DATA LINES
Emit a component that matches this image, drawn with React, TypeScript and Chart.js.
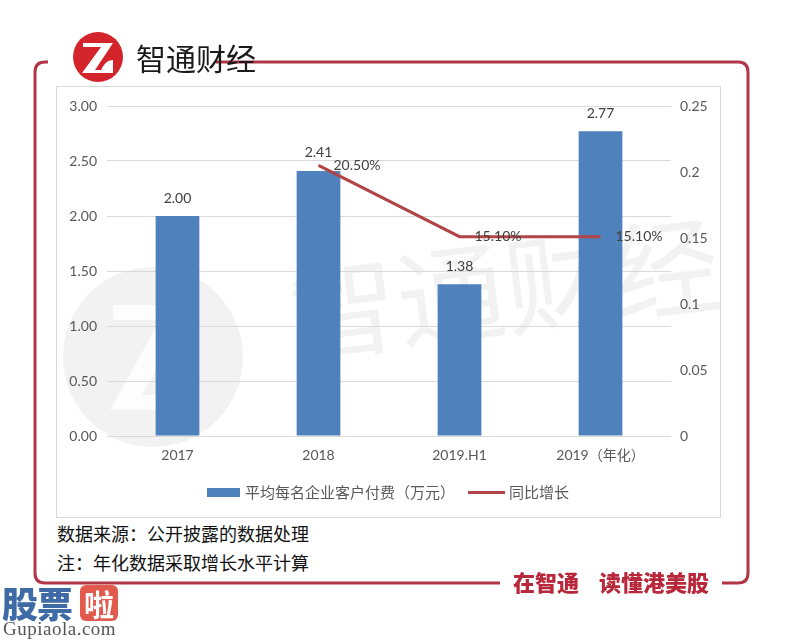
import React, { useEffect, useRef } from 'react';
import { Chart, registerables } from 'chart.js';

Chart.register(...registerables);

const categories = ['2017', '2018', '2019.H1', '2019（年化）'];
const feeValues = [2.0, 2.41, 1.38, 2.77];
const growthValues: (number | null)[] = [null, 0.205, 0.151, 0.151];
const growthLabels = ['', '20.50%', '15.10%', '15.10%'];
const leftTickLabels = ['0.00', '0.50', '1.00', '1.50', '2.00', '2.50', '3.00'];
const rightTickLabels = ['0', '0.05', '0.1', '0.15', '0.2', '0.25'];
const seriesNames = ['平均每名企业客户付费（万元）', '同比增长'];
const noteLines = ['数据来源：公开披露的数据处理', '注：年化数据采取增长水平计算'];

const BAR_COLOR = '#4F81BD';
const LINE_COLOR = '#B04446';
const FRAME_COLOR = '#B23645';
const FONT = 'Lato, "Noto Sans CJK SC", sans-serif';
const CJK = '"Noto Sans CJK SC", sans-serif';

const labelPlugin = {
  id: 'valueLabels',
  afterDatasetsDraw(chart: any) {
    const ctx = chart.ctx;
    ctx.save();
    ctx.font = `14px ${FONT}`;
    ctx.fillStyle = '#404040';
    ctx.textBaseline = 'middle';
    const barMeta = chart.getDatasetMeta(0);
    barMeta.data.forEach((el: any, i: number) => {
      ctx.textAlign = 'center';
      ctx.fillText(feeValues[i].toFixed(2), el.x, el.y - 18);
    });
    const lineMeta = chart.getDatasetMeta(1);
    lineMeta.data.forEach((el: any, i: number) => {
      if (growthValues[i] == null) return;
      ctx.textAlign = 'left';
      ctx.fillText(growthLabels[i], el.x + 15, el.y);
    });
    ctx.restore();
  },
};

function ChartCanvas() {
  const ref = useRef<HTMLCanvasElement | null>(null);
  useEffect(() => {
    if (!ref.current) return;
    const chart = new Chart(ref.current, {
      type: 'bar',
      data: {
        labels: categories,
        datasets: [
          {
            type: 'bar',
            label: seriesNames[0],
            data: feeValues,
            backgroundColor: BAR_COLOR,
            barPercentage: 0.31,
            categoryPercentage: 1,
            yAxisID: 'y',
            order: 2,
          } as any,
          {
            type: 'line',
            label: seriesNames[1],
            data: growthValues,
            borderColor: LINE_COLOR,
            borderWidth: 3,
            pointRadius: 0,
            tension: 0,
            fill: false,
            yAxisID: 'y1',
            order: 1,
          } as any,
        ],
      },
      options: {
        responsive: false,
        animation: false,
        layout: { padding: { top: 19, bottom: 51, left: 0, right: 0 } },
        plugins: { legend: { display: false }, tooltip: { enabled: false } },
        scales: {
          x: {
            grid: { display: false, drawTicks: false },
            border: { display: false },
            ticks: {
              color: '#595959',
              font: { size: 14, family: FONT },
              padding: 11,
              maxRotation: 0,
              autoSkip: false,
            },
            afterFit: (s: any) => {
              s.height = 30;
            },
          },
          y: {
            position: 'left',
            min: 0,
            max: 3,
            ticks: {
              stepSize: 0.5,
              color: '#595959',
              font: { size: 14, family: FONT },
              padding: 10,
              callback: (_v: any, i: number) => leftTickLabels[i],
            },
            grid: { color: '#D9D9D9', drawTicks: false, lineWidth: 1 },
            border: { display: false },
            afterFit: (s: any) => {
              s.width = 50;
            },
          },
          y1: {
            position: 'right',
            min: 0,
            max: 0.25,
            ticks: {
              stepSize: 0.05,
              color: '#595959',
              font: { size: 14, family: FONT },
              padding: 9,
              callback: (_v: any, i: number) => rightTickLabels[i],
            },
            grid: { display: false, drawTicks: false },
            border: { display: false },
            afterFit: (s: any) => {
              s.width = 49;
            },
          },
        },
      } as any,
      plugins: [labelPlugin],
    });
    return () => chart.destroy();
  }, []);
  return (
    <canvas
      ref={ref}
      width={663}
      height={430}
      style={{ position: 'absolute', left: 57, top: 87, width: 663, height: 430 }}
    />
  );
}

export default function App() {
  return (
    <div
      style={{
        position: 'absolute',
        left: 0,
        top: 0,
        width: 787,
        height: 641,
        background: '#fff',
        overflow: 'hidden',
        fontFamily: CJK,
      }}
    >
      {/* chart background watermark */}
      <svg width={787} height={641} style={{ position: 'absolute', left: 0, top: 0 }}>
        <circle cx={153} cy={357} r={90} fill="#F2F2F2" />
        <path d="M113 305 H193 L142 395 H193 V410 H110 L160 320 H113 Z" fill="#FFFFFF" opacity={0.8} />
        <text
          x={506}
          y={300}
          textAnchor="middle"
          dominantBaseline="middle"
          fontSize={108}
          fill="#F2F2F2"
          fontFamily={CJK}
          transform="rotate(-7 506 300)"
        >
          智通财经
        </text>
      </svg>

      {/* chart box */}
      <div
        style={{
          position: 'absolute',
          left: 56,
          top: 86,
          width: 665,
          height: 432,
          border: '1px solid #D9D9D9',
          boxSizing: 'border-box',
        }}
      />
      <ChartCanvas />

      {/* legend */}
      <div style={{ position: 'absolute', left: 207, top: 488, width: 33, height: 9, background: BAR_COLOR }} />
      <div
        style={{
          position: 'absolute',
          left: 245,
          top: 481,
          fontSize: 15,
          lineHeight: '22px',
          color: '#595959',
          whiteSpace: 'nowrap',
        }}
      >
        {seriesNames[0]}
      </div>
      <div style={{ position: 'absolute', left: 468, top: 491, width: 37, height: 3, background: LINE_COLOR }} />
      <div
        style={{
          position: 'absolute',
          left: 509,
          top: 481,
          fontSize: 15,
          lineHeight: '22px',
          color: '#595959',
          whiteSpace: 'nowrap',
        }}
      >
        {seriesNames[1]}
      </div>

      {/* notes */}
      <div
        style={{
          position: 'absolute',
          left: 57,
          top: 519,
          fontSize: 18,
          lineHeight: '29px',
          color: '#111',
          whiteSpace: 'nowrap',
        }}
      >
        <div>{noteLines[0]}</div>
        <div>{noteLines[1]}</div>
      </div>

      {/* frame */}
      <svg width={787} height={641} style={{ position: 'absolute', left: 0, top: 0 }}>
        <path
          d="M48 62 H45 Q35 62 35 72 V573 Q35 583 45 583 H500"
          stroke={FRAME_COLOR}
          strokeWidth={3}
          fill="none"
        />
        <path
          d="M216 62 H738 Q748 62 748 72 V573 Q748 583 738 583 H722"
          stroke={FRAME_COLOR}
          strokeWidth={3}
          fill="none"
        />
        {/* logo */}
        <circle cx={98} cy={57} r={25} fill="#D3232B" />
        <path d="M83 43 H113 L95 70 H113 V73 H82 L101 47 H83 Z" fill="#FFFFFF" />
        <path d="M100 73 Q104 60 113 60 V73 Z" fill="#FFFFFF" />
      </svg>
      <div
        style={{
          position: 'absolute',
          left: 136,
          top: 38,
          fontSize: 30,
          lineHeight: '38px',
          color: '#1a1a1a',
          whiteSpace: 'nowrap',
        }}
      >
        智通财经
      </div>

      {/* slogan */}
      <div
        style={{
          position: 'absolute',
          left: 513,
          top: 567,
          fontSize: 22,
          lineHeight: '28px',
          fontWeight: 900,
          color: '#B8283A',
          whiteSpace: 'nowrap',
        }}
      >
        在智通<span style={{ display: 'inline-block', width: 20 }} />读懂港美股
      </div>

      {/* site watermark */}
      <div style={{ position: 'absolute', left: 0, top: 585, width: 122, height: 56, background: '#fff' }} />
      <div
        style={{
          position: 'absolute',
          left: 2,
          top: 582,
          fontSize: 36,
          lineHeight: '40px',
          fontWeight: 900,
          color: '#3E6AA6',
          whiteSpace: 'nowrap',
          letterSpacing: -1,
        }}
      >
        股票
      </div>
      <div
        style={{
          position: 'absolute',
          left: 80,
          top: 585,
          width: 38,
          height: 36,
          borderRadius: 6,
          background: '#E15A4C',
          color: '#fff',
          fontSize: 30,
          lineHeight: '36px',
          textAlign: 'center',
          fontWeight: 700,
        }}
      >
        啦
      </div>
      <div
        style={{
          position: 'absolute',
          left: 3,
          top: 618,
          fontSize: 19,
          lineHeight: '22px',
          color: '#555',
          fontFamily: '"Liberation Serif", "DejaVu Serif", serif',
          whiteSpace: 'nowrap',
          letterSpacing: 0.5,
        }}
      >
        Gupiaola.com
      </div>
    </div>
  );
}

WRITTEN REQUEST
Find the word "React" in the material, then list each line that holds it.

FINAL ANSWER
Emit a component that matches this image, drawn with React, TypeScript and Chart.js.
import React, { useEffect, useRef } from 'react';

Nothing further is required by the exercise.